If 𝑥 equals negative eight 𝑡 to the fifth power minus eight and 𝑦 equals the fifth root of 𝑡 to the sixth power, find d𝑦 by d𝑥 at 𝑡 equals one.
These functions have been defined parametrically. This means that rather than 𝑦 being given explicitly as a function of 𝑥, both 𝑦 and 𝑥 are given as functions of a third parameter 𝑡. We’re going to find d𝑦 by d𝑥 at the point 𝑡 equals one. The chain rule tells us that d𝑦 by d𝑡 is equal to d𝑦 by d𝑥 multiplied by d𝑥 by d𝑡. And we can rearrange this to find that d𝑦 by d𝑥 equals d𝑦 by d𝑡 over d𝑥 by d𝑡. And this is what we’re going to use to find d𝑦 by d𝑥.
And of course, this only works providing that the denominator d𝑥 by d𝑡 is not equal to zero. So we need to find d𝑦 by d𝑡 and d𝑥 by d𝑡. Let’s begin by calculating d𝑦 by d𝑡. We have that 𝑦 equals the fifth root of 𝑡 to the sixth power. To find d𝑦 by d𝑡, we’re going to differentiate this with respect to 𝑡. This appears to be a fairly complicated function to differentiate. However, if we remember the fact that the 𝑚th root of 𝑥 to the 𝑛th power can be written as 𝑥 to the power of 𝑛 over 𝑚, we can see that we can rewrite 𝑦 as 𝑡 to the six-fifths power.
Then to differentiate this, we recall the power rule of differentiation. This tells us that the derivative of 𝑥 to the 𝑛th power with respect to 𝑥 is equal to 𝑛 multiplied by 𝑥 to the 𝑛 minus one power. So essentially, we multiply by the power and then subtract one from the power. And applying this to the function 𝑦, we find that d𝑦 by d𝑡 is equal to six-fifths 𝑡 raised to the one-fifth power. We find d𝑥 by d𝑡 by differentiating 𝑥 equals negative 𝑡 to the fifth power minus eight with respect to 𝑡.
We can do this term by term starting with the term negative eight 𝑡 to the fifth power. Applying the power rule to negative eight 𝑡 to the fifth power, we find that d𝑥 by d𝑡 is equal to negative 40𝑡 to the fourth power. As for the negative eight, because this is just a constant, constants differentiate to zero. So d𝑥 by d𝑡 is just negative 40𝑡 to the fourth power. Now, remember that we said that d𝑥 by d𝑡 cannot be equal to zero. And because we’re evaluating d𝑦 by d𝑥 at the point 𝑡 equals one, at this point, d𝑥 by d𝑡 is not equal to zero.

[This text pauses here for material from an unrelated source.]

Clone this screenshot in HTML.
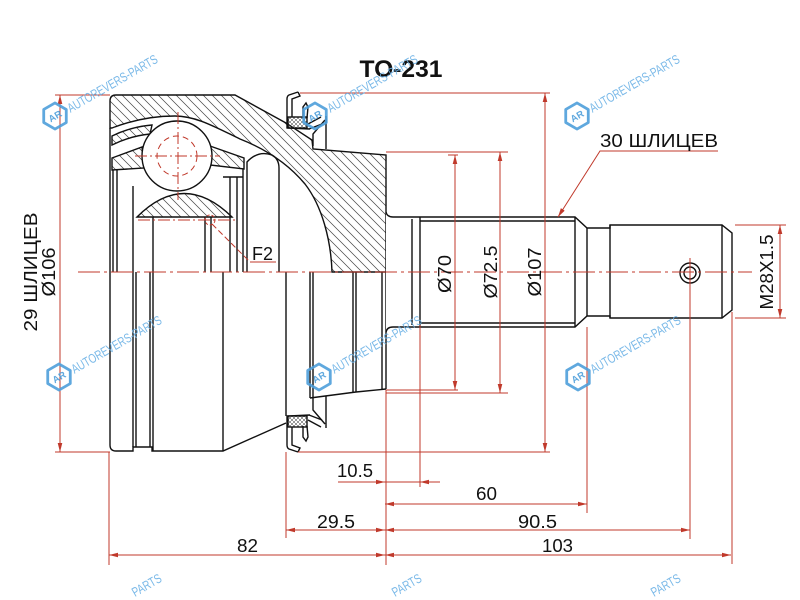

So this is okay.
Putting this together, we have that d𝑦 by d𝑥 equals d𝑦 by d𝑡, which is six-fifths 𝑡 to the one-fifth power over d𝑥 by d𝑡, which is negative 40𝑡 to the fourth power. Remember, we’re evaluating this at the point 𝑡 equals one. So we substitute 𝑡 equals one, and we remember that raising one to any power is always going to give us one. So both one to the one-fifth power and one to the fourth power are both going to give us one. So we’re left with d𝑦 by d𝑥 equals six-fifths over negative 40. And we can actually bring the negative on the denominator out to the front of the fraction.
Now, in order to simplify this, one way we could think of this fraction is as negative six-fifths divided by 40 or equivalently negative six-fifths divided by 40 over one. And we can divide these two fractions by changing the divide to a times and flipping the second fraction. This gives us negative six-fifths times one over 40, which is negative six over 200. We can then simplify this by canceling down to give us negative three over 100. And let’s then write this in decimal form. Of course, negative three divided by 100 is negative 0.03. So that gives us our final answer.